The large sidepull hold near the first bolt has broken off, making the start a little harder now. I did a direct start a bit down and to the right of the first bolt. (You'll want to first go up to the left and reach up right to clip the 1st bolt, then come back down to the right to start climbing.) This seemed about 11b or so, although it is probably height-dependent. (I'm 6' tall with a 6' reach.)
By Brian Milhaupt From: Golden, CO May 18, 2003 rating: 5.11b
I think this route deserves its 11b rating. It's technical and reachy at the beginning.
As with all routes, the rating depends on the strengths or weaknesses of the climber rating it. My guidebook calls this route 11a/b and, for me, it felt solid at 11b because of the burly moves out onto the face. I couldn't do it clean. I lacked the lock-off power and the clock is ticking. I eventually got up the route but used no fewer than five deadpoints. The upper, technical face climbing was exciting, but thankfully not as steep.

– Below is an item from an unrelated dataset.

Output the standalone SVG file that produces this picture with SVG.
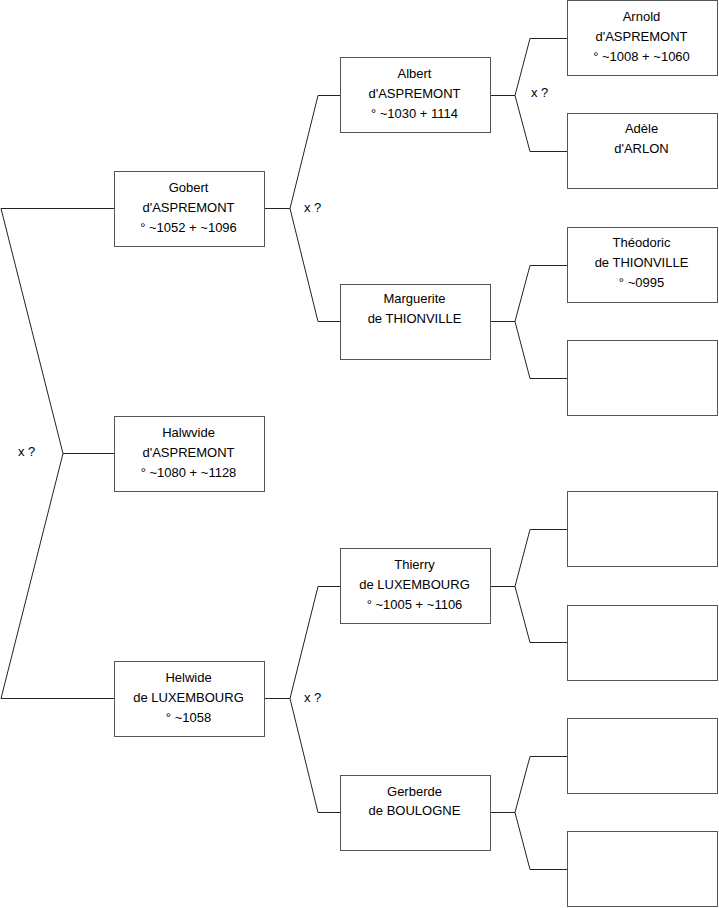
<svg xmlns="http://www.w3.org/2000/svg" width="719" height="908" viewBox="0 0 719 908">
<style>
.box{fill:#fff;stroke:#555;stroke-width:1}
.t{font-family:"Liberation Sans",Arial,sans-serif;font-size:13px;fill:#000;text-anchor:middle}
.x{font-family:"Liberation Sans",Arial,sans-serif;font-size:13px;fill:#000}
.c{fill:none;stroke:#222;stroke-width:1}
</style>
<rect width="719" height="908" fill="#fff"/>
<g id="connectors">
<polyline class="c" points="114,453.5 63,453.5"/>
<polyline class="c" points="63,453.5 1,208.5 114,208.5"/>
<polyline class="c" points="63,453.5 1,698.5 114,698.5"/>
<polyline class="c" points="265,208.5 290,208.5 318,95.5 340,95.5"/>
<polyline class="c" points="290,208.5 318,321.5 340,321.5"/>
<polyline class="c" points="265,698.5 290,698.5 318,586.5 340,586.5"/>
<polyline class="c" points="290,698.5 318,812.5 340,812.5"/>
<polyline class="c" points="491,95.5 515,95.5 530,38.5 567,38.5"/>
<polyline class="c" points="515,95.5 530,151.5 567,151.5"/>
<polyline class="c" points="491,321.5 515,321.5 530,265.5 567,265.5"/>
<polyline class="c" points="515,321.5 530,378.5 567,378.5"/>
<polyline class="c" points="491,586.5 515,586.5 530,529.5 567,529.5"/>
<polyline class="c" points="515,586.5 530,642.5 567,642.5"/>
<polyline class="c" points="491,812.5 515,812.5 530,756.5 567,756.5"/>
<polyline class="c" points="515,812.5 530,869.5 567,869.5"/>
<text class="x" x="18" y="456">x ?</text>
<text class="x" x="304" y="212">x ?</text>
<text class="x" x="304" y="702">x ?</text>
<text class="x" x="531" y="97">x ?</text>
</g>
<g id="halwvide">
<rect class="box" x="114.5" y="416.5" width="150" height="75"/>
<text class="t" x="188.5" y="437">Halwvide</text>
<text class="t" x="188.5" y="457">d'ASPREMONT</text>
<text class="t" x="188.5" y="477">° ~1080 + ~1128</text>
</g>
<g id="gobert">
<rect class="box" x="114.5" y="171.5" width="150" height="75"/>
<text class="t" x="188.5" y="192">Gobert</text>
<text class="t" x="188.5" y="212">d'ASPREMONT</text>
<text class="t" x="188.5" y="232">° ~1052 + ~1096</text>
</g>
<g id="helwide">
<rect class="box" x="114.5" y="661.5" width="150" height="75"/>
<text class="t" x="188.5" y="682">Helwide</text>
<text class="t" x="188.5" y="702">de LUXEMBOURG</text>
<text class="t" x="188.5" y="722">° ~1058</text>
</g>
<g id="albert">
<rect class="box" x="340.5" y="57.5" width="150" height="75"/>
<text class="t" x="414.5" y="78">Albert</text>
<text class="t" x="414.5" y="98">d'ASPREMONT</text>
<text class="t" x="414.5" y="118">° ~1030 + 1114</text>
</g>
<g id="marguerite">
<rect class="box" x="340.5" y="284.5" width="150" height="75"/>
<text class="t" x="414.5" y="303">Marguerite</text>
<text class="t" x="414.5" y="323">de THIONVILLE</text>
</g>
<g id="thierry">
<rect class="box" x="340.5" y="548.5" width="150" height="75"/>
<text class="t" x="414.5" y="569">Thierry</text>
<text class="t" x="414.5" y="589">de LUXEMBOURG</text>
<text class="t" x="414.5" y="609">° ~1005 + ~1106</text>
</g>
<g id="gerberde">
<rect class="box" x="340.5" y="775.5" width="150" height="75"/>
<text class="t" x="414.5" y="796">Gerberde</text>
<text class="t" x="414.5" y="815">de BOULOGNE</text>
</g>
<g id="arnold">
<rect class="box" x="567.5" y="0.5" width="150" height="75"/>
<text class="t" x="641.5" y="21">Arnold</text>
<text class="t" x="641.5" y="41">d'ASPREMONT</text>
<text class="t" x="641.5" y="61">° ~1008 + ~1060</text>
</g>
<g id="adele">
<rect class="box" x="567.5" y="113.5" width="150" height="75"/>
<text class="t" x="641.5" y="133">Adèle</text>
<text class="t" x="641.5" y="153">d'ARLON</text>
</g>
<g id="theodoric">
<rect class="box" x="567.5" y="227.5" width="150" height="75"/>
<text class="t" x="641.5" y="247">Théodoric</text>
<text class="t" x="641.5" y="267">de THIONVILLE</text>
<text class="t" x="641.5" y="287">° ~0995</text>
</g>
<g id="empty1"><rect class="box" x="567.5" y="340.5" width="150" height="75"/></g>
<g id="empty2"><rect class="box" x="567.5" y="491.5" width="150" height="75"/></g>
<g id="empty3"><rect class="box" x="567.5" y="605.5" width="150" height="75"/></g>
<g id="empty4"><rect class="box" x="567.5" y="718.5" width="150" height="75"/></g>
<g id="empty5"><rect class="box" x="567.5" y="831.5" width="150" height="75"/></g>
</svg>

A really great, short climb!
Bill
By Mike Morley Administrator From: Oakland, CA Jun 12, 2003 rating: 5.11b
A small flake pulled off the route today in the middle of the crux. Since I couldn't firgure out the way to get through this section clean, I don't know if this was the crux hold or not. The resulting edge that was left is almost exactly the same size as the original and has only a slightly different angle, so I don't think it will change the nature or difficulty of this section too much. These moves felt a lot harder than 11a/b to me (6'5" tall). Guess I need to do some more sport climbing...
Hey, Rich. The outer part of that hold popped off on me a few weeks ago. I guess the whole thing's gone now, huh? Bummer! This has to make the route substantially harder. That section was never a piece of cake to begin with! ... What a fun climb, though! The obvious 'approach pitch' is "Your Basic Lieback" 5.6, which is fun, as well...in a different way!
Did this climb today. If the hold that broke was where I think it was, it makes the move between bolts 1 and 2 harder for shorter people. At my height (5'10"), I could stretch up to grab the good crimp, and the crux passage through 1 and 2 still felt the same way it did when I first did this route, around a decade ago. Great pitch -- if you can reach that hold!
For anyone wondering what happened to the description, I asked for a change in my submission from the 10d grade to the 11b grade to reflect the new difficulties associated with the absence of the formerly crux holds. While this may cause some confusion about the cause and nature of the comments that followed, for which I apologize, I thought it better than advertising the climb as a 10d on the front page, which at present would seem a sandbag.